President Trump and former Vice President Biden don’t agree on much, except perhaps their desire to regulate “big tech,” although admittedly for different reasons. While some regulation of the technology sector could make sense, politics has turned much of the conversation into a continual “roast” of these companies. Unfortunately, these political attacks — from both the left and right — threaten to result in bad regulations if we are not careful.

The most glaring example of this slippery slope is the issue of Section 230, the law that protects platforms from liability for the content that users upload or create. President Trump, and many notable conservatives such as Senator Ted Cruz and Josh Hawley, argue that this law allows “big tech” platforms to actively discriminate against conservative voices. To fix this, these politicians want to remove or limit Section 230 protections.

However, most examples of anti-conservative moderation bias really come down to individuals violating the platform’s terms of service. Though many of these examples can be easily explained, the president has led the charge in an effort to remove these protections. Beyond the damage already done by that threat alone, this could ultimately result in policies that will drive platforms to further silence the type of content the president wants to support.

Theoretically, this would be a perfect opportunity for Democrats to push back on the president. After all, it’s easy to explain why Section 230 protects free speech online and promotes competition, since the liability protections allow small companies to grow. However, many on the left feel that disinformation and hate speech online is the direct result of “big tech.” As a result, both the left and right have set their sights on these tech companies. In fact, Biden has gone on the record arguing in favor of revoking 230 entirely, a proposition that many 230 critics find untenable and ultimately counterproductive.

Big tech makes for an easy villain, so these political attacks should be no surprise. But bad policy threatens to rear its ugly head if these attacks devolve into a political show designed to raise campaign donations and increase the national profile of the politicians involved.

Today, the House Judiciary Committee will hold a hearing with the CEOs of many of the major tech companies. The topic is about the dominance of a small number of digital platforms and the adequacy of existing antitrust laws and enforcement. To be clear, Congress should continue to examine competition in the online space. But, as often happens with hearings about technology companies, and with the added publicity that will be provided by bringing in these CEOs, members of Congress may see this as yet another opportunity to attack “big tech” unfairly or to propose solutions that will do much more harm than good.
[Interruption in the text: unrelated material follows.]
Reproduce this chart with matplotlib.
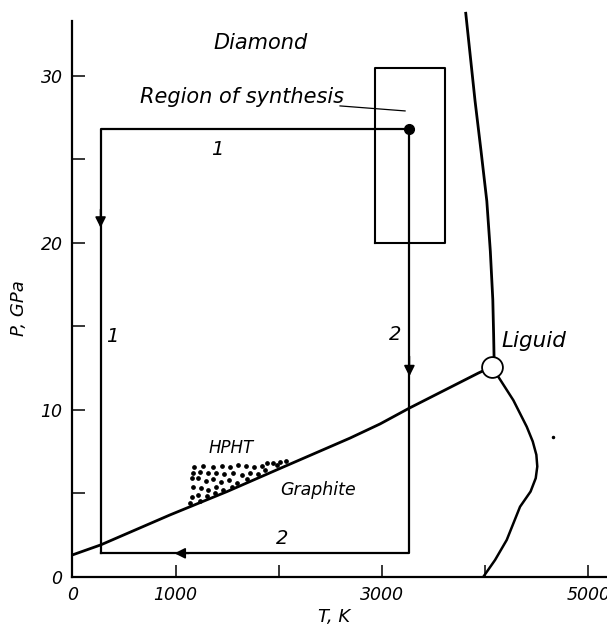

These harms aren’t hypothetical. Take, for example, a copyright law in Spain, which allowed publications to charge news aggregators. Thanks, in part, to the narrative that “big tech” hurt traditional publishing, Spain passed the law as a means to go after companies like Google. However, news aggregators simply collect the headlines of the day, provide a little snippet and then direct users to the original websites to read the stories themselves. This is a valuable service, and one that many consumers want to use. Unfortunately, for those Spanish consumers, that service is now lost. This is because, due to the relative lack of profit that aggregation services provide companies like Google, it decided to simply pull the service. Likewise, the General Data Protection Regulation (GDPR) is a well-intentioned law that regulates user privacy. However, with increased uncertainty and compliance costs, the regulation has thus far served as a means to entrench companies like Facebook into its current market positions.

This is not to say that no reforms are due. But many of the factors that make tech platforms competitive also provide significant benefits to consumers. For example, more data often translates to better services. Users also want to use platforms that have a large number of other users (it is social media after all). The pro-competitive justifications can be lost when the debate transforms into political attacks and hyperbole. Considering the relatively limited costs of starting competing services and the myriad of once-dominant tech companies that have been supplanted by start-ups, we shouldn’t expect that major reforms to competition law are necessary for the market to provide checks on behavior.

If Congress does wish to reform competition law, any changes must be approached with healthy debate and consideration of the consequences that may come with them. Many of the practices that are being targeted actually provide significant pro-consumer benefits. If we allow the debate to devolve into “technology is bad and therefore we must do something,” it may make for good politics, but American consumers will suffer.